Action said:
Now this should be a really good discussion! Please guys post some pics and info of what you have done. Could you also throw in some discussion of PWM and how its related but different to the Hotdriver? I don't quite understand the benefits of the mosfet under discussion when compared to the PWM (Pulse Width Modulation?) when compared to the Hotdriver concept. I get them sorta mixed up.
My limited understanding of what is happening is that the mosfet under discussion is used to bypass the Kiu switch (or it is used solely to turn the mosfet on/off) and both offer less resistance and have some softstart capability to keep from hitting the cold bulb with a massive rush of amps + the overvolt and instaflashing. Then again I could easily be wrong...
You're close...
A "plain" MOSFET switch is just ON and OFF. It resides on a circuit board under the KIU socket base. The stock Mag switch no longer carries any real current. It just provides a milliamp or two of current to turn the MOSFET on. When the switch is turned off, it no longer connects the MOSFET control pin (gate) to the B+ side of things and it shuts off via a small resistor from the gate to B-. Sweet and simple. Unless you're trying to REALLY push the envelope of a bulb.
The Hotdriver is a true regulator. It reads the output voltage and adjusts the resistance of a MOSFET onboard to vary the voltage. Since the MOSFET is acting as a variable resistor, it has to dissipate the power that is "burned up" in the MOSFET. The MOSFET can only dissipate so much power before it goes poof.
The PWM soft-starter I mentioned, is NOT a regulator.

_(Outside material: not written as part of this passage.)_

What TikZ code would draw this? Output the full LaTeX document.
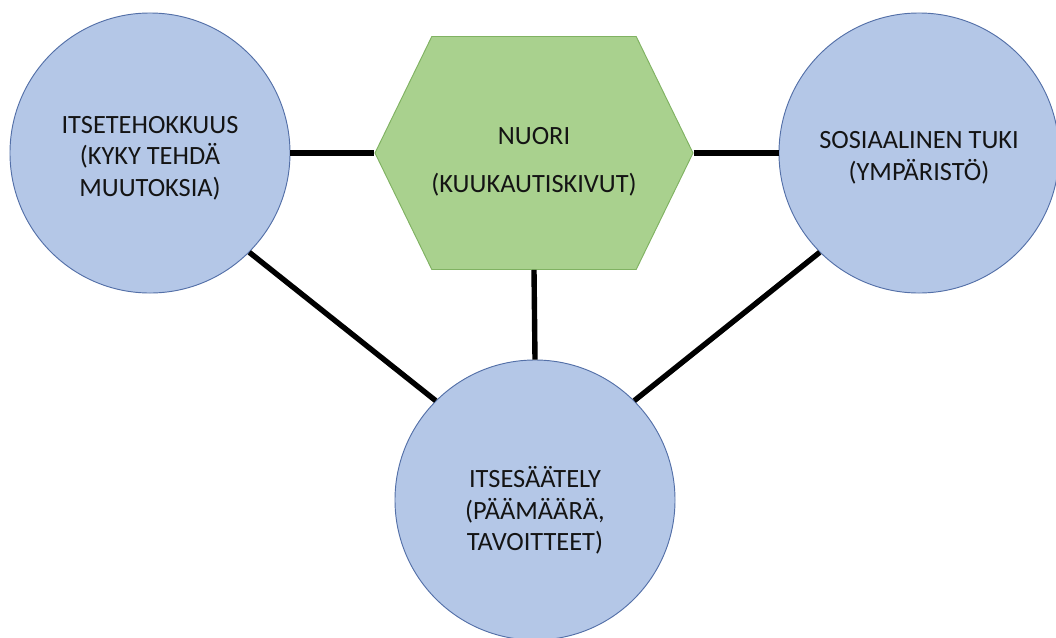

What it would do is turn a MOSFET on and off several 10s of thousands of times per second. Once the light switch is turned on, the amount of time the MOSFET is ON during each "pulse" goes from almost 0 to 100%. At almost no time is the MOSFET acting like a resistor and dissipating energy as heat. The Bulb would just see an increasing amount of average power as the MOSFET goes to 100% duty. As long as you don't exceed the voltage that the MOSFET and controller chip can take, you could soft-start a 24V bulb pulling 60 amps over the course of a minute if you want.
A PWM regulator is a PWM circuit that reads the output voltage and varies the "duty cycle" of the MOSFET to keep the average voltage that the bulb sees at a certain value. This is a more complex issue and could be a thread of its own. Winny built a PWM based regulator called the PIR. They are rare and expensive and complicated.